-- Begin INFORMATION GIVEN --
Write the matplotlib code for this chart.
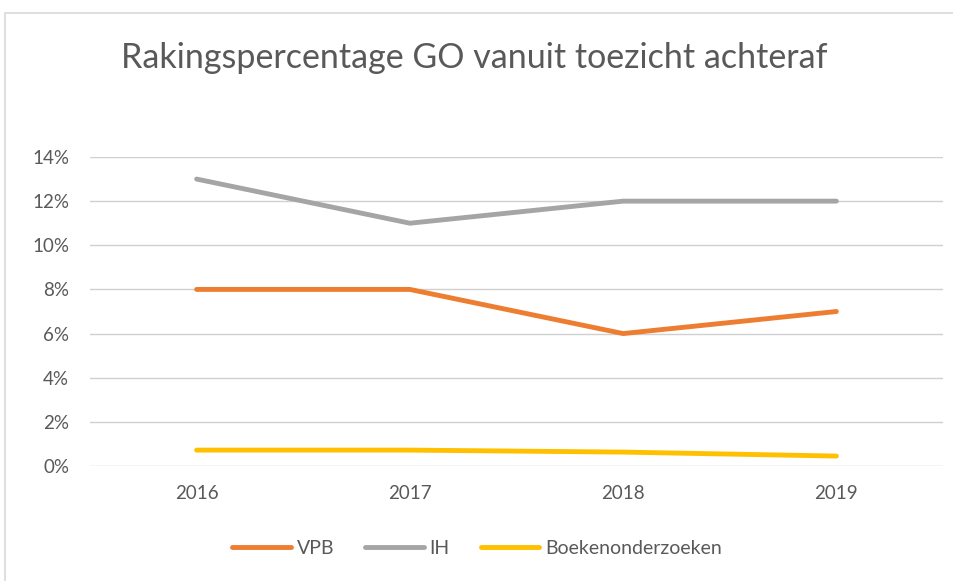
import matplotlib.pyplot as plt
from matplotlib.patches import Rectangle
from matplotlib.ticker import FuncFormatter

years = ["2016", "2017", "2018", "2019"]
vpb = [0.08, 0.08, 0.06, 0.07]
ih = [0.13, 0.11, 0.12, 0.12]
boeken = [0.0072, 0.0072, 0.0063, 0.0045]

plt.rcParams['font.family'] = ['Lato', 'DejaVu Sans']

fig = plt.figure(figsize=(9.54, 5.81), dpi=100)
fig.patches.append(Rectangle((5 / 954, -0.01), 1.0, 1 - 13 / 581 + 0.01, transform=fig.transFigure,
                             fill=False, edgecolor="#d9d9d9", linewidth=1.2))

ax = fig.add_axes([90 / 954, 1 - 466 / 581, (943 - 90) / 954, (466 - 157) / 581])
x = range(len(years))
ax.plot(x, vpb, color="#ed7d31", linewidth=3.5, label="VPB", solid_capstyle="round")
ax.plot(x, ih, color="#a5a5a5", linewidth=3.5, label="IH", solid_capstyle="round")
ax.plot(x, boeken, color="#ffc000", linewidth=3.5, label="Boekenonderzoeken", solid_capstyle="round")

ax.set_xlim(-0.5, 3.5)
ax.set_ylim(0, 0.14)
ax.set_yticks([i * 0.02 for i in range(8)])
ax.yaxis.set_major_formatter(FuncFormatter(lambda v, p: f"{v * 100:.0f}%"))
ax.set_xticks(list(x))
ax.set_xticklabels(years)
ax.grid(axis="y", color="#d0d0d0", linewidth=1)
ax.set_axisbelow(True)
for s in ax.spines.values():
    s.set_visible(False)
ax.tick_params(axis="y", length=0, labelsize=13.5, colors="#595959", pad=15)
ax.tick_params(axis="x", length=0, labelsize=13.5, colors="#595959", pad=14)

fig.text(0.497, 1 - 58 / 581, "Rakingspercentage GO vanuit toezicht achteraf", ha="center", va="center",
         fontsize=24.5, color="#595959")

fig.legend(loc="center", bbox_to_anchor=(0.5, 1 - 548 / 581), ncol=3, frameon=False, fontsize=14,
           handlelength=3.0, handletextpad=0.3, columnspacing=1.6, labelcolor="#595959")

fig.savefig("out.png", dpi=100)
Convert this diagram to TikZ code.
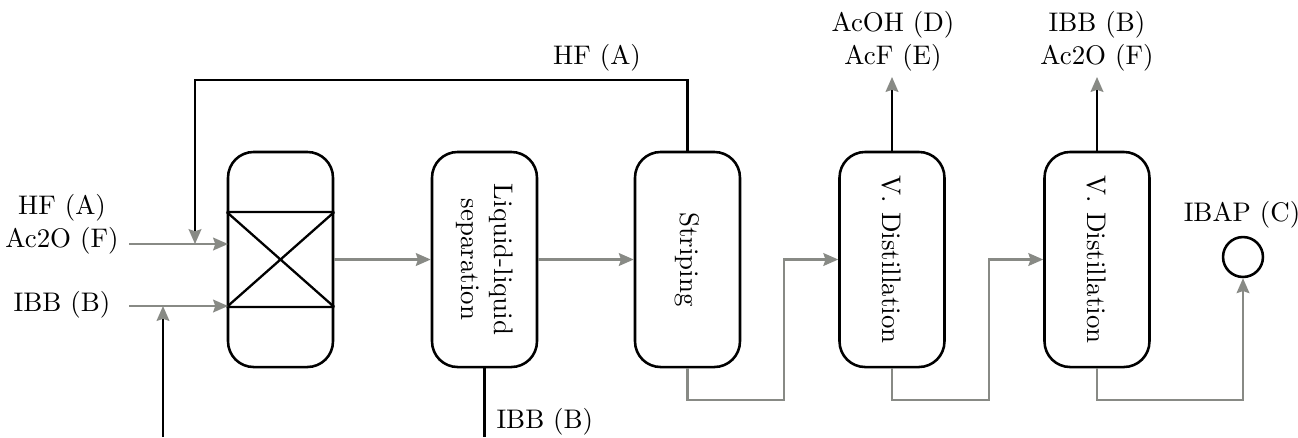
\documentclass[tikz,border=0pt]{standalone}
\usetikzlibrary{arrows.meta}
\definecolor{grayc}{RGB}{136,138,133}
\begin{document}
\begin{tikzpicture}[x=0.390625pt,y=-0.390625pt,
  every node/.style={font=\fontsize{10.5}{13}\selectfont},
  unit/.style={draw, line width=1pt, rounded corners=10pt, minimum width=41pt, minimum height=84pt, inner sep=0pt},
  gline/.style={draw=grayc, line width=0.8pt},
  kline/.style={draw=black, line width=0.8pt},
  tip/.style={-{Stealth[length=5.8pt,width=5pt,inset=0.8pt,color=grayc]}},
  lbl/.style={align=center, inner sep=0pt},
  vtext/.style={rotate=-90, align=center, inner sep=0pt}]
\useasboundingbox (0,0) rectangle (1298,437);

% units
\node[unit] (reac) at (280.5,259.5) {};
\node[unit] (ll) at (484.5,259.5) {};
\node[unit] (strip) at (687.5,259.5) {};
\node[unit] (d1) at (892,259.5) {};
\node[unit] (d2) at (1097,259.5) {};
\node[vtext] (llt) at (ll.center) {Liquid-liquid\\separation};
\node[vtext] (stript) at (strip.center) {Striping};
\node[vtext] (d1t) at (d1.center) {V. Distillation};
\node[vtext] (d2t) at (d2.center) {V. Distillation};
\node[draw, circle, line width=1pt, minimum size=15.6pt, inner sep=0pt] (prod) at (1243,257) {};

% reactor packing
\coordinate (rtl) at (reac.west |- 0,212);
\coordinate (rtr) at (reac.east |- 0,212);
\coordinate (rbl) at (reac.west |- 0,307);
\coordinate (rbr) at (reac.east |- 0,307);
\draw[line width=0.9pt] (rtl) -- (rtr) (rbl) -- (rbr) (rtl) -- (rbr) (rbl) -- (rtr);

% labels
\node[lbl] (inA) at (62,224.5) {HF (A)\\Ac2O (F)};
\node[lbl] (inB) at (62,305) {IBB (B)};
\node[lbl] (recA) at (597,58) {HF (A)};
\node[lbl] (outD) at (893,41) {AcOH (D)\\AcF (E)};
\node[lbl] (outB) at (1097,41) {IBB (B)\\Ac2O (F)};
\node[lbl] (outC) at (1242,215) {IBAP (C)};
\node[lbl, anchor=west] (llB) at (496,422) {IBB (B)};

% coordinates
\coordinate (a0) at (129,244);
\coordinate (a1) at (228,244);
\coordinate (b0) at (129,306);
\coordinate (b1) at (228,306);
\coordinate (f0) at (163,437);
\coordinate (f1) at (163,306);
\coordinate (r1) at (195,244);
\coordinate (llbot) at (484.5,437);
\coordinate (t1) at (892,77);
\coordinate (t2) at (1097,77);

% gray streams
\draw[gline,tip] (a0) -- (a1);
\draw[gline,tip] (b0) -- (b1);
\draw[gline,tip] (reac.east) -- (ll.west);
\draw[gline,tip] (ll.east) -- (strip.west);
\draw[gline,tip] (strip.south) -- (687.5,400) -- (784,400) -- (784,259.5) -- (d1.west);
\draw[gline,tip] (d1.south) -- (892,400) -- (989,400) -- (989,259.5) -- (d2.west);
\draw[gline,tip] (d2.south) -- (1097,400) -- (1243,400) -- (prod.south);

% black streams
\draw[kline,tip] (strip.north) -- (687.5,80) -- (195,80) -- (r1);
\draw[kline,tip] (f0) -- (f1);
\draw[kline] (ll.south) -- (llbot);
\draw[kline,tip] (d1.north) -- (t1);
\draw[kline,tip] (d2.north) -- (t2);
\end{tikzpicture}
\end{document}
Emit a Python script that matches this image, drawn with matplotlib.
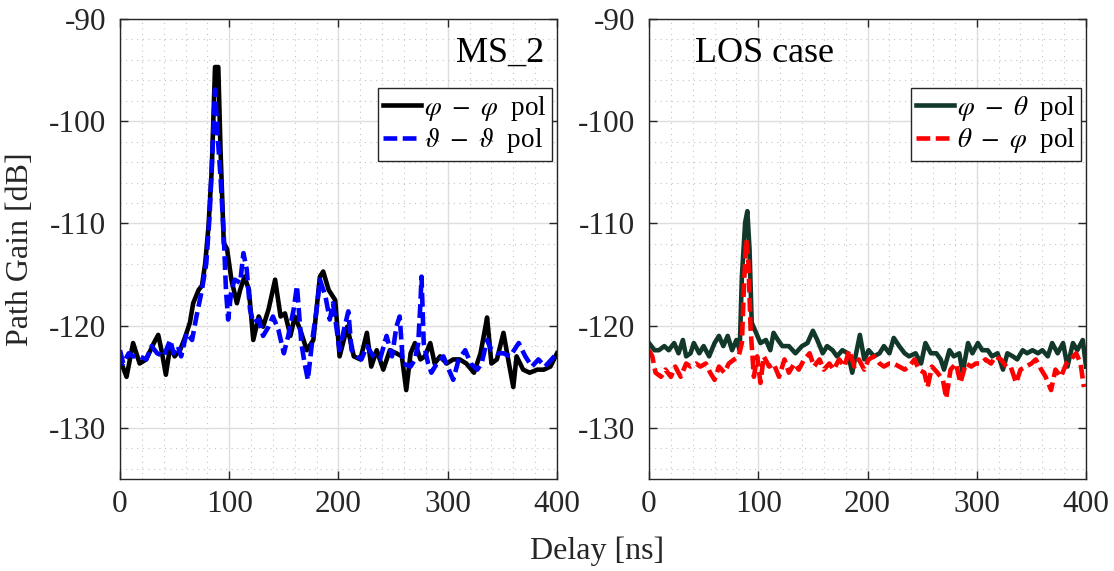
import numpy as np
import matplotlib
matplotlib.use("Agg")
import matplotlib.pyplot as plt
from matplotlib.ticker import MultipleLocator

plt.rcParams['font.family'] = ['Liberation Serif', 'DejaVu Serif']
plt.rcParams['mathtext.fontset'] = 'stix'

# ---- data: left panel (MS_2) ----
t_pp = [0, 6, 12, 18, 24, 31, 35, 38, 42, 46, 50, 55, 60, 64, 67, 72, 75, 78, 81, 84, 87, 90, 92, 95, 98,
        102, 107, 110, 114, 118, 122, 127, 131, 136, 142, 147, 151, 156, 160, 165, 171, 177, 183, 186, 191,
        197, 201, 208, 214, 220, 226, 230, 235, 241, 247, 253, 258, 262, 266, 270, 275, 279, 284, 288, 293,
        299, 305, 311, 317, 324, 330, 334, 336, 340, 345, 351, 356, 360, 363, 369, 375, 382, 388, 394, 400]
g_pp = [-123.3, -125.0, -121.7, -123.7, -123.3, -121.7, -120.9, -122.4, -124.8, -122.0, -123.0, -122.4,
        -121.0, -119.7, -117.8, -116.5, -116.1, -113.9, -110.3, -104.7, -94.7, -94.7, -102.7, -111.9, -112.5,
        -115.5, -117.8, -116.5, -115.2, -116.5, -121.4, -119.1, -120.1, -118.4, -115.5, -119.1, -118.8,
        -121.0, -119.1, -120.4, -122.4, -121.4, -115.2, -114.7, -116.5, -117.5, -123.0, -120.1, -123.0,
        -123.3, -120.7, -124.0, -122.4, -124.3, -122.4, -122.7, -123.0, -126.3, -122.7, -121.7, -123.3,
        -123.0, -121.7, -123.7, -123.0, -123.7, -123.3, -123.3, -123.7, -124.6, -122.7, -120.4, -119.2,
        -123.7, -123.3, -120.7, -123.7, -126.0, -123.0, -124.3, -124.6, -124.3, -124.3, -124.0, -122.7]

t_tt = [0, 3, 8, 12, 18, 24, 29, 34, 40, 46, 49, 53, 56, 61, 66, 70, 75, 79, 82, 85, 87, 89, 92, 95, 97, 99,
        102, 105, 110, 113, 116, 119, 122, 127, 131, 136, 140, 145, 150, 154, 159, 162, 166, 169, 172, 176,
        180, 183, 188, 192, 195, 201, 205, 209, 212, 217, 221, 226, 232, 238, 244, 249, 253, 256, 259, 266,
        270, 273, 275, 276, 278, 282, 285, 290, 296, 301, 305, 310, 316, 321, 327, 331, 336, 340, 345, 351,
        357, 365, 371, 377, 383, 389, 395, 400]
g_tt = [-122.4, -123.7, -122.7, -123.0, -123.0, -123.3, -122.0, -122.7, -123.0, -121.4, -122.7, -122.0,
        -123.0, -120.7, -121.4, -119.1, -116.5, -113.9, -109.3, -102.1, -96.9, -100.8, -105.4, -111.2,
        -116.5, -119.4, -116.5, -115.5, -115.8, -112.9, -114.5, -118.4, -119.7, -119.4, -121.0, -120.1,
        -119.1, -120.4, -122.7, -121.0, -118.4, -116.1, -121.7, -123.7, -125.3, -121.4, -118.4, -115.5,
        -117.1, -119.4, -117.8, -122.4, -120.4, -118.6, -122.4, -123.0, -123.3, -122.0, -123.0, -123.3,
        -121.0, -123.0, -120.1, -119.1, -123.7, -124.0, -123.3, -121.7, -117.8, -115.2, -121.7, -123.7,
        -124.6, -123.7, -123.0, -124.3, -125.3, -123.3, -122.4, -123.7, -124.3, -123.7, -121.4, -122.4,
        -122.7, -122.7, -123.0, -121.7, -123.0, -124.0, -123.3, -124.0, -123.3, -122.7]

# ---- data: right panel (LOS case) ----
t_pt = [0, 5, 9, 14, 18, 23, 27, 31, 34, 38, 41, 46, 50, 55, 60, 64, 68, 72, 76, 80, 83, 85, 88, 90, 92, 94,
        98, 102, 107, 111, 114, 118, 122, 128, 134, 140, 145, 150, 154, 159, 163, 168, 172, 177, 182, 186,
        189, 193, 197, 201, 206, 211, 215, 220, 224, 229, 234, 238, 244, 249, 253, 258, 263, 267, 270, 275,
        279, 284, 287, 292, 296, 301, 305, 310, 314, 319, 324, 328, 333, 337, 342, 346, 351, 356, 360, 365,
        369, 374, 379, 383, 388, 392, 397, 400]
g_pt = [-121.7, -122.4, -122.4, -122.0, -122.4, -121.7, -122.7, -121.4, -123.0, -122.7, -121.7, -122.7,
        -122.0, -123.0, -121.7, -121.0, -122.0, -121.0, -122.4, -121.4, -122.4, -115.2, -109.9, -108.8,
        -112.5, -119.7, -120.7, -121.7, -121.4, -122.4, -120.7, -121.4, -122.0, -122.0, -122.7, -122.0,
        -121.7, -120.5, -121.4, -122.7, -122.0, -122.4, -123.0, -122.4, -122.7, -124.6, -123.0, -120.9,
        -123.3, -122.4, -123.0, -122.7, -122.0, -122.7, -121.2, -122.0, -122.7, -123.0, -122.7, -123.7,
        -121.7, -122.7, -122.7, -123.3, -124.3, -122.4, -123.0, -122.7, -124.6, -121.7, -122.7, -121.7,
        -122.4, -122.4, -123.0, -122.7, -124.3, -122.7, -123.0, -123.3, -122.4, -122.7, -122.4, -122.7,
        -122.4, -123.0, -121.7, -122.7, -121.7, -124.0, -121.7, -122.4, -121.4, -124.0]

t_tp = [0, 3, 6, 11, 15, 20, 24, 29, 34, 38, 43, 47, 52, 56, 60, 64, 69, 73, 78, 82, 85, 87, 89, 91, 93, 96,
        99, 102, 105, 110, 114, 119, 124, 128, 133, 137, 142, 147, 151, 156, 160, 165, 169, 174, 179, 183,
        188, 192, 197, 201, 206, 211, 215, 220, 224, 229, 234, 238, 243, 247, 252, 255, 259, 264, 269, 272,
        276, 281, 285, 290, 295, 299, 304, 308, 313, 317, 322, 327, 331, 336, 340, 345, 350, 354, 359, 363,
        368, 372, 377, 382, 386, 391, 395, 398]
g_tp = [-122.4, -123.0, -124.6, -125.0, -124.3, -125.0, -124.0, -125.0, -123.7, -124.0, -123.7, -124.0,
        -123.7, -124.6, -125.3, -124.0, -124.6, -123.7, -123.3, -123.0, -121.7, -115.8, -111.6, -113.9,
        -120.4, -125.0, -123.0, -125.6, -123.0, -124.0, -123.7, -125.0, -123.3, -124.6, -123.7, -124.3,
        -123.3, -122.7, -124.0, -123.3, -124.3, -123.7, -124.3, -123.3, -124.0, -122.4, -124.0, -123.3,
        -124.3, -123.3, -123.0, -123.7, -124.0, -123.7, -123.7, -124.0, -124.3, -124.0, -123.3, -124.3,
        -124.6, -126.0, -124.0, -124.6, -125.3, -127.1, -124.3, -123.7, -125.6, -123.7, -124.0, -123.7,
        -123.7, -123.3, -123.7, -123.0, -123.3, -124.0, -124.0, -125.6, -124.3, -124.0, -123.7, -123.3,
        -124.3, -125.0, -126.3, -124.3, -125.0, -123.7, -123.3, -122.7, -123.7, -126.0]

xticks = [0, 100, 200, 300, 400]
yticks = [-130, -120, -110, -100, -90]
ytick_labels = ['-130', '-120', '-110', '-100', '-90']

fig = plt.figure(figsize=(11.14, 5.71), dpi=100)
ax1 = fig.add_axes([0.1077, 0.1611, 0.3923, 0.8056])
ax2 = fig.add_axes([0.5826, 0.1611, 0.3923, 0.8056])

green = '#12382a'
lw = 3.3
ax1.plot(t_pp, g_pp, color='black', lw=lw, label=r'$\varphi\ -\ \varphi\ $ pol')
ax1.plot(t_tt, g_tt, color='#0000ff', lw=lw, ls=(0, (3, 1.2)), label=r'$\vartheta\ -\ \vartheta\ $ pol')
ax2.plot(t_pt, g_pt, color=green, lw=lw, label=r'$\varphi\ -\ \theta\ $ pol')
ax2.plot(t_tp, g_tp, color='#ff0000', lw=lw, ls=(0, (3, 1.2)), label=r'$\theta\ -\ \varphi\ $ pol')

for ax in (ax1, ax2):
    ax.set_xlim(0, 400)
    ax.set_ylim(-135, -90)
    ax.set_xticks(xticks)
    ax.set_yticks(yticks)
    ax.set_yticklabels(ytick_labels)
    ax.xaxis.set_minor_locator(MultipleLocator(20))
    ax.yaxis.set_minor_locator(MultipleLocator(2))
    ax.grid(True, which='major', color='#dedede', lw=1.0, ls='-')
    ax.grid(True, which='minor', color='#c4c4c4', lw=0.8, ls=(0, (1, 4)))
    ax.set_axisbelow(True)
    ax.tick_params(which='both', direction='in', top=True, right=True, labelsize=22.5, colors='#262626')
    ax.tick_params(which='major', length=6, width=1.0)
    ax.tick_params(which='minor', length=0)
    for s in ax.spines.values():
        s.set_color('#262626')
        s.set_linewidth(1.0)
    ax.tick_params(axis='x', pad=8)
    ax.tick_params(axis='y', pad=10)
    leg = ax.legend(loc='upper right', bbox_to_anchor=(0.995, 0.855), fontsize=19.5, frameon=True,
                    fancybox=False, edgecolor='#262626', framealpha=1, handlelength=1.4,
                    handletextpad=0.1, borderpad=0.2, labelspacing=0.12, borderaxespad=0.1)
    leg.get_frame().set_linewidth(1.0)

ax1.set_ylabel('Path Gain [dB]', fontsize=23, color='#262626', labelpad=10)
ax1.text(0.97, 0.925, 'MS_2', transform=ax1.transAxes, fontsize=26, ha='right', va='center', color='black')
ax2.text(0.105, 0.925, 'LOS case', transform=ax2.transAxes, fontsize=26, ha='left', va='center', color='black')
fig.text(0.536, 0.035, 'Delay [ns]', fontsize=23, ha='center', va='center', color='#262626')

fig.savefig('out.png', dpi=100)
-- End INFORMATION GIVEN --
TASK TO COMPLETE: Your task is to repeat the opening line of the entries above and each line after it, ending with the line that has "plt.rcParams['font.family'] = ['Lato', 'DejaVu". Do not include the pictures.

OUTPUT:
Write the matplotlib code for this chart.
import matplotlib.pyplot as plt
from matplotlib.patches import Rectangle
from matplotlib.ticker import FuncFormatter

years = ["2016", "2017", "2018", "2019"]
vpb = [0.08, 0.08, 0.06, 0.07]
ih = [0.13, 0.11, 0.12, 0.12]
boeken = [0.0072, 0.0072, 0.0063, 0.0045]

plt.rcParams['font.family'] = ['Lato', 'DejaVu Sans']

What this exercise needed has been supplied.